Notre enquête montre que ces différentes activités sont autant d’étapes participant d’une
acculturation des joueurs. L’embarcation miniature se situe au carrefour entre une dimension
ludique et une dimension éducative de l’activité. La phase de fabrication des miniatures est
pensée comme une étape à part entière du jeu. Elle autorise une initiation à la culture
matérielle qui s’avère indispensable à la navigation en contexte réel. Aussi, l’usage collectif
des embarcations miniatures révèle la transmission de connaissances et de savoir-faire qui
concernent l’activité institutionnalisée. Le jeu au ruisseau permet à la fois de sensibiliser les
pratiquants aux figures codifiées existantes et au nécessaire déploiement d’un imaginaire
créatif. Par l’intermédiaire d’une rhétorique du fun, le jouet donne enfin à voir une
« dimension valorisante du monde » (Brougère, 2017). Ces objets miniatures permettent une
initiation au kayak ludique en ce qu’ils suggèrent, voire renforcent, une adhésion aux discours
hédonistes.
Mots-clés : Culture matérielle, Jeu, Fabrication, Canoë-Kayak, Pleine nature.
Notices biographiques :
Willy HUGEDET est doctorant contractuel au laboratoire C3S « Culture, Sport, Santé,
Société » (EA 4660) de l’université de Bourgogne Franche-Comté, à l’UPFR des sports de
Besançon. Ses travaux de recherche portent sur l’histoire de l’éducation physique (innovation,
Éducation nouvelle, place de la nature), les représentations du corps (imaginaires naturels,
jeunesse en colonies de vacances) et la culture matérielle (jeux sportifs, cultures corporelles,
jeux traditionnels). Il prépare actuellement une thèse intitulée « Pierre Parlebas et les
conduites motrices : son parcours, son œuvre, son héritage ».
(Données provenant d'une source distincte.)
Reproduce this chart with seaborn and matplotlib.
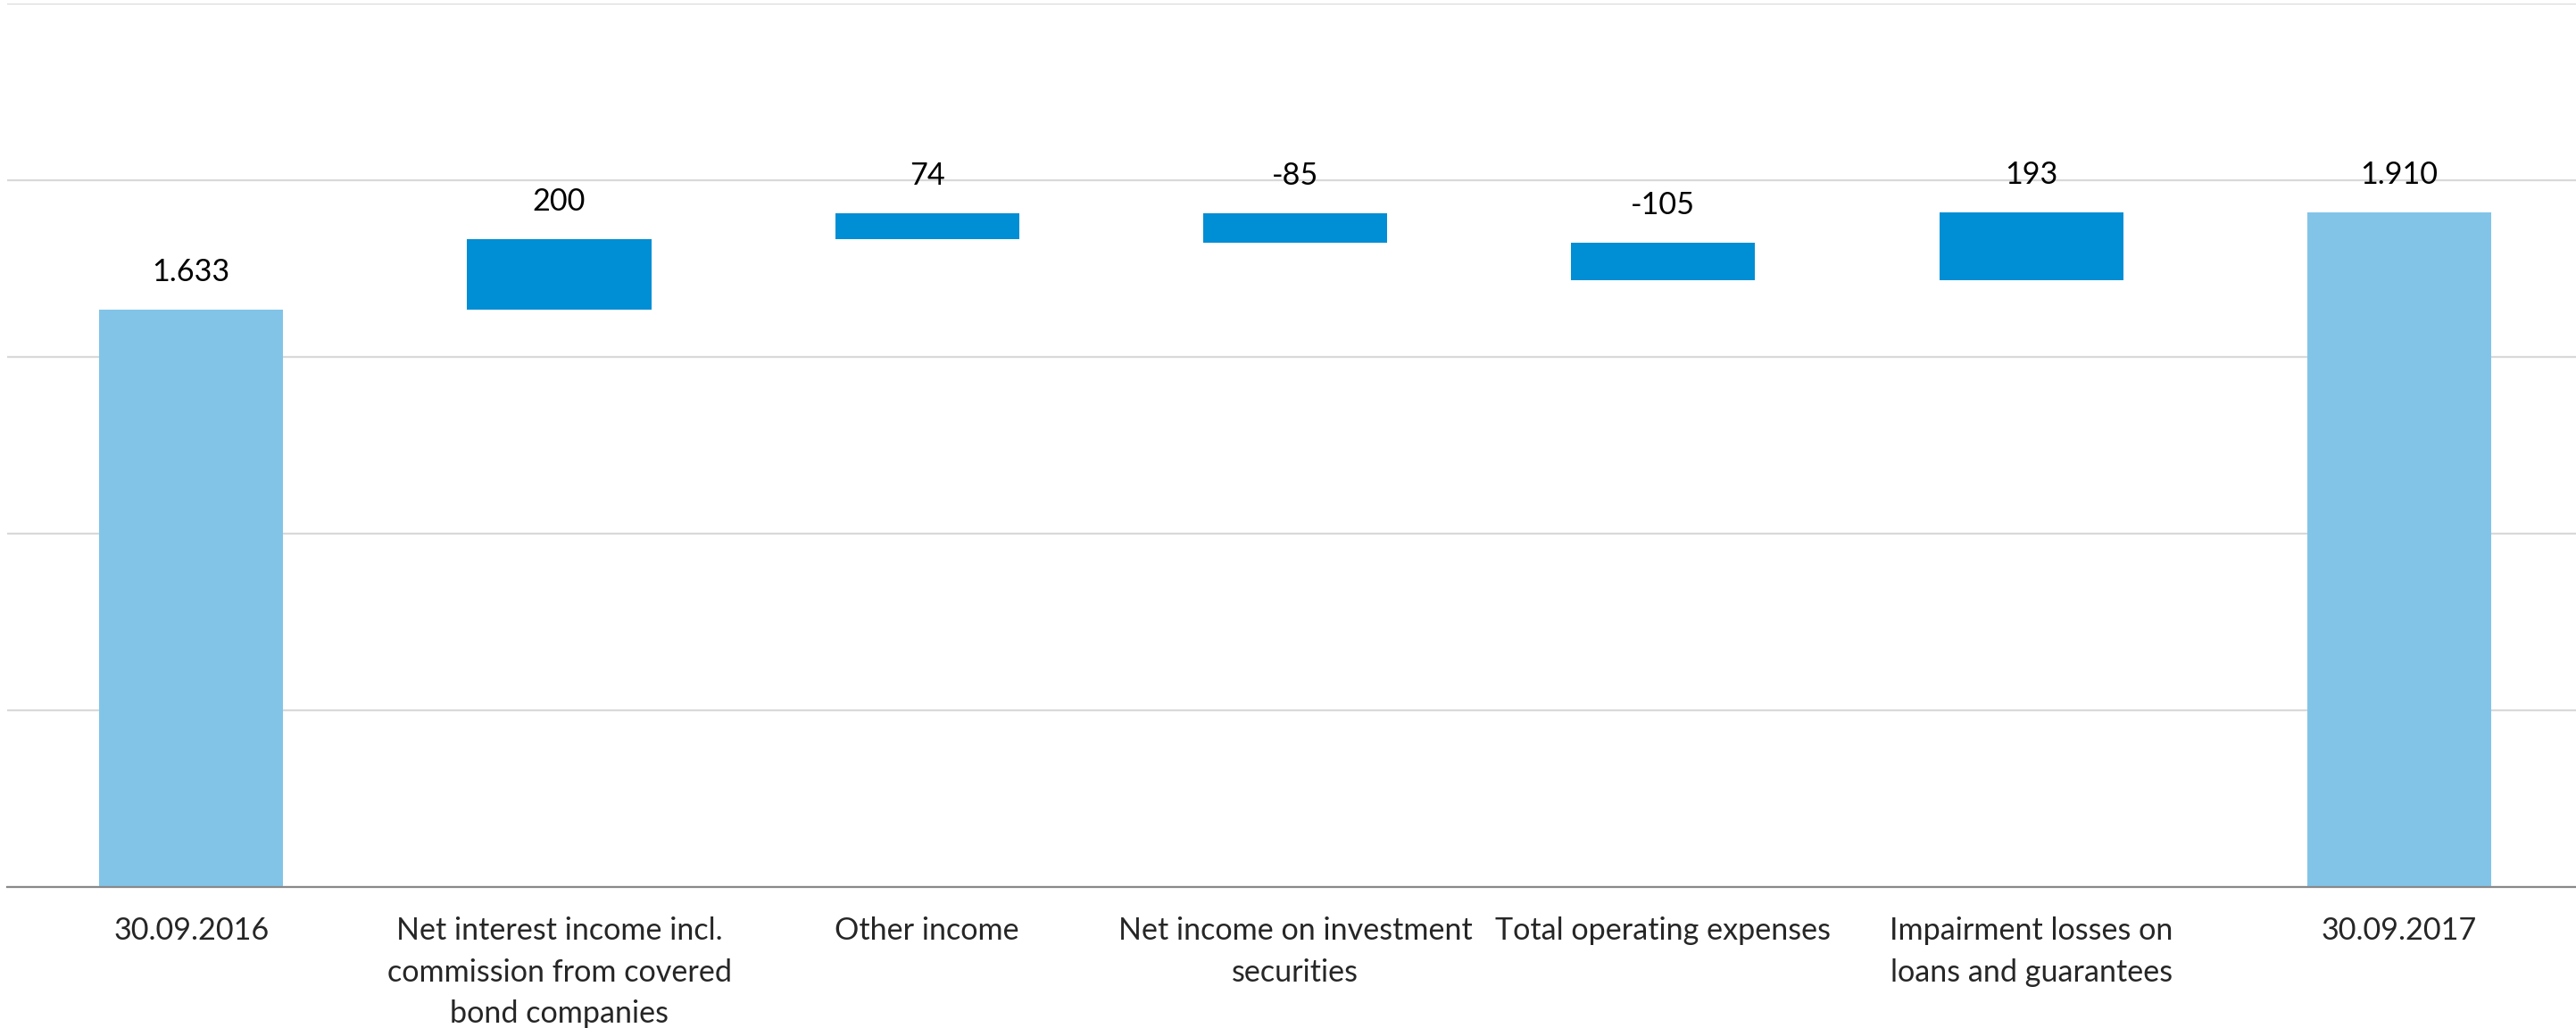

Antoine MARSAC est maître de conférences au laboratoire ACP « Analyse comparée des
pouvoirs » (EA 3350) de l’université de Paris-Est Marne-la-Vallée, à l’UFR STAPS de Paris-
Est Marne-la-Vallée. Ses travaux portent sur les liens entre sports, tourisme et territoires à
travers une approche sociologique et anthropologique. Il mène actuellement des recherches
sur la sociologie de l’espace et s’intéresse particulièrement au sport dans les villes nouvelles
et à la conversion touristique des sites olympiques.